O objectivo de criar acontecimentos idênticos aos da Praça Maidan em Kiev, onde veio a verificar-se que atiradores nazis foram responsáveis por vítimas atribuídas à polícia, é cada vez mais evidente.
Todos estes caminhos convergem na probabilidade de agravamento das sanções impostas pelos governos ocidentais, combinada com um cerco diplomático e pressões políticas sem limites para forçar o afastamento do governo de Lukachenko.

Quanto à União Europeia, que contribuiu para levar forças nazis ao governo da Ucrânia, que se absteve de condenar as constantes acções terroristas de Kiev contra as populações russófonas, que não se inquieta com as acções evidentemente antidemocráticas dos regimes da Geórgia e do Azerbaijão, por exemplo, não tem grande autoridade – nem provas - para partir do princípio de que as eleições na Bielorrússia “não foram justas nem equilibradas”. Trata-se da mesma União Europeia que não teve uma única atitude perante a institucionalização da xenofobia de Estado nos países bálticos, onde as comunidades de origem russa são consideradas de segunda, sem os mesmos direitos que os habitantes “originários”.
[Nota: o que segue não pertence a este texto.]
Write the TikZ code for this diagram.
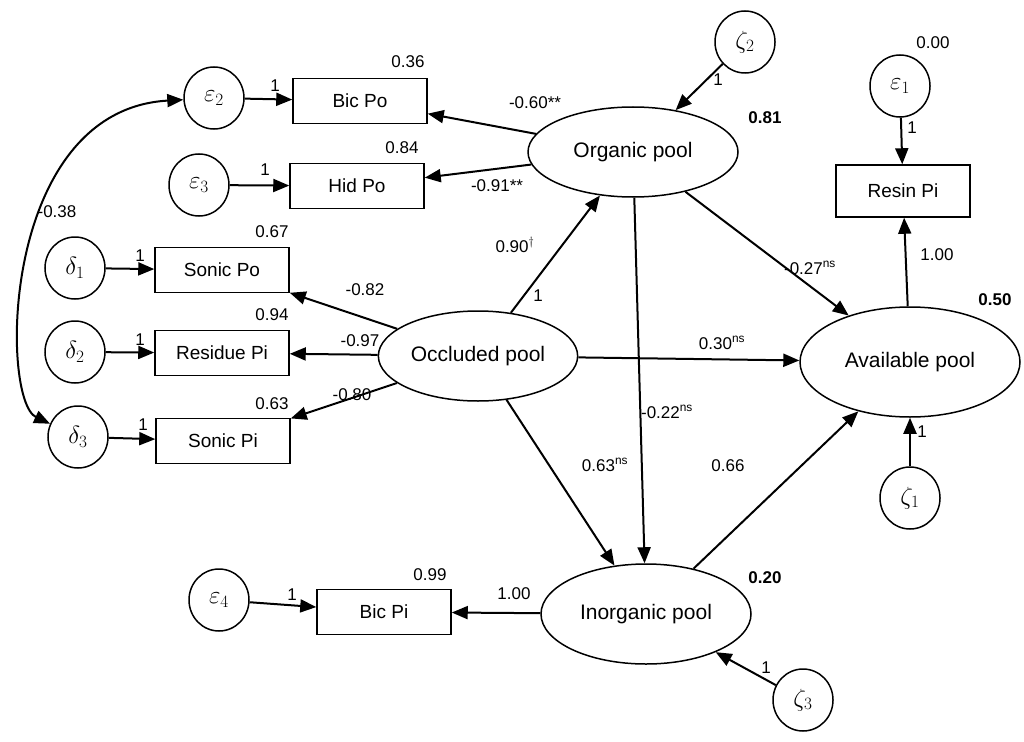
\documentclass[tikz,border=0pt]{standalone}
\usepackage{fontspec}
\setmainfont{Liberation Sans}
\usetikzlibrary{arrows.meta, shapes.geometric}
\tikzset{
  latent/.style={ellipse, draw, line width=1.5pt, font=\fontsize{21}{24}\selectfont},
  err/.style={ellipse, draw, line width=1.5pt, minimum width=60pt, minimum height=62pt, inner sep=0pt, font=\fontsize{24}{26}\selectfont},
  obs/.style={rectangle, draw, line width=1.5pt, minimum width=134pt, minimum height=45pt, font=\fontsize{19}{22}\selectfont},
  path/.style={-{Triangle[length=16pt,width=13pt]}, line width=2pt},
  lab/.style={font=\fontsize{17}{20}\selectfont},
  blab/.style={font=\bfseries\fontsize{17}{20}\selectfont}
}
\begin{document}
\begin{tikzpicture}[x=1pt, y=-1pt]
\useasboundingbox (0,0) rectangle (1024,741);
% Latent variables
    \node[latent, minimum width=210pt, minimum height=90pt] (org) at (633,152) {Organic pool};
    \node[latent, minimum width=180pt, minimum height=90pt] (occ) at (478,356) {Occluded pool};
    \node[latent, minimum width=220pt, minimum height=110pt] (ava) at (910,362) {Available pool};
    \node[latent, minimum width=210pt, minimum height=100pt] (ino) at (646,614) {Inorganic pool};
% Observed variables
    \node[obs] (bicpo) at (360,101) {Bic Po};
    \node[obs] (hidpo) at (357,186) {Hid Po};
    \node[obs, minimum height=52pt] (resin) at (903,191) {Resin Pi};
    \node[obs] (sonpo) at (222,270) {Sonic Po};
    \node[obs] (respi) at (222,353) {Residue Pi};
    \node[obs] (sonpi) at (223,441) {Sonic Pi};
    \node[obs] (bicpi) at (384,612) {Bic Pi};
% Error terms
    \node[err] (e2) at (214,98) {$\varepsilon_2$};
    \node[err] (e3) at (199,185) {$\varepsilon_3$};
    \node[err] (e1) at (900,86) {$\varepsilon_1$};
    \node[err] (e4) at (219,600) {$\varepsilon_4$};
    \node[err] (d1) at (75,268) {$\delta_1$};
    \node[err] (d2) at (75,352) {$\delta_2$};
    \node[err] (d3) at (78,437) {$\delta_3$};
    \node[err] (z2) at (745,42) {$\zeta_2$};
    \node[err] (z1) at (910,498) {$\zeta_1$};
    \node[err] (z3) at (803,700) {$\zeta_3$};
% Error paths
    \draw[path] (e2) -- (bicpo);
    \draw[path] (e3) -- (hidpo);
    \draw[path] (e1) -- (resin);
    \draw[path] (e4) -- (bicpi);
    \draw[path] (d1) -- (sonpo);
    \draw[path] (d2) -- (respi);
    \draw[path] (d3) -- (sonpi);
    \draw[path] (z2) -- (org);
    \draw[path] (z1) -- (ava);
    \draw[path] (z3) -- (ino);
    \draw[{Triangle[length=16pt,width=13pt]}-{Triangle[length=16pt,width=13pt]}, line width=2pt]
      (e2) .. controls (0,110) and (0,400) .. (d3);
% Structural paths
    \draw[path] (org) -- (bicpo);
    \draw[path] (org) -- (hidpo);
    \draw[path] (occ) -- (org);
    \draw[path] (org) -- (ava);
    \draw[path] (ava) -- (resin);
    \draw[path] (occ) -- (sonpo);
    \draw[path] (occ) -- (respi);
    \draw[path] (occ) -- (sonpi);
    \draw[path] (occ) -- (ava);
    \draw[path] (org) -- (ino);
    \draw[path] (occ) -- (ino);
    \draw[path] (ino) -- (ava);
    \draw[path] (ino) -- (bicpi);
% Labels
    \node[lab] at (408,62) {0.36};
    \node[lab] at (402,148) {0.84};
    \node[lab] at (933,43) {0.00};
    \node[lab] at (272,232) {0.67};
    \node[lab] at (272,315) {0.94};
    \node[lab] at (272,404) {0.63};
    \node[lab] at (430,575) {0.99};
    \node[blab] at (765,118) {0.81};
    \node[blab] at (995,300) {0.50};
    \node[blab] at (765,578) {0.20};
    \node[lab] at (57,212) {-0.38};
    \node[lab] at (535,103) {-0.60**};
    \node[lab] at (497,186) {-0.91**};
    \node[lab] at (515,245) {0.90$^\dagger$};
    \node[lab] at (538,296) {1};
    \node[lab] at (810,268) {-0.27$^{\mathrm{ns}}$};
    \node[lab] at (937,255) {1.00};
    \node[lab] at (912,128) {1};
    \node[lab] at (718,80) {1};
    \node[lab] at (365,290) {-0.82};
    \node[lab] at (360,341) {-0.97};
    \node[lab] at (352,395) {-0.80};
    \node[lab] at (722,343) {0.30$^{\mathrm{ns}}$};
    \node[lab] at (667,412) {-0.22$^{\mathrm{ns}}$};
    \node[lab] at (605,465) {0.63$^{\mathrm{ns}}$};
    \node[lab] at (728,466) {0.66};
    \node[lab] at (514,594) {1.00};
    \node[lab] at (922,432) {1};
    \node[lab] at (766,668) {1};
    \node[lab] at (275,86) {1};
    \node[lab] at (265,170) {1};
    \node[lab] at (140,256) {1};
    \node[lab] at (140,340) {1};
    \node[lab] at (143,425) {1};
    \node[lab] at (292,595) {1};
\end{tikzpicture}
\end{document}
A crise artificial na Bielorrússia e a repetição do processo Maidan nada têm a ver com liberdade e democracia. Na base dos desenvolvimentos desencadeados a pretexto das eleições, e planeados com muita antecipação, estão o avanço militar da NATO no Leste da Europa e o cerco à Rússia, em paralelo com a multiplicação de centros de crise nas fronteiras russas; o desejo de travar a aproximação entre a Rússia e a Bielorrússia no sentido de restabelecer laços históricos e culturais; e evitar que a Bielorrússia venha a ser, como está previsto, um dos principais ramos da Iniciativa Cintura e Estrada (ICE) ou “Nova Rota da Seda” promovida pela China para o desenvolvimento comercial entre o Oriente e o Ocidente.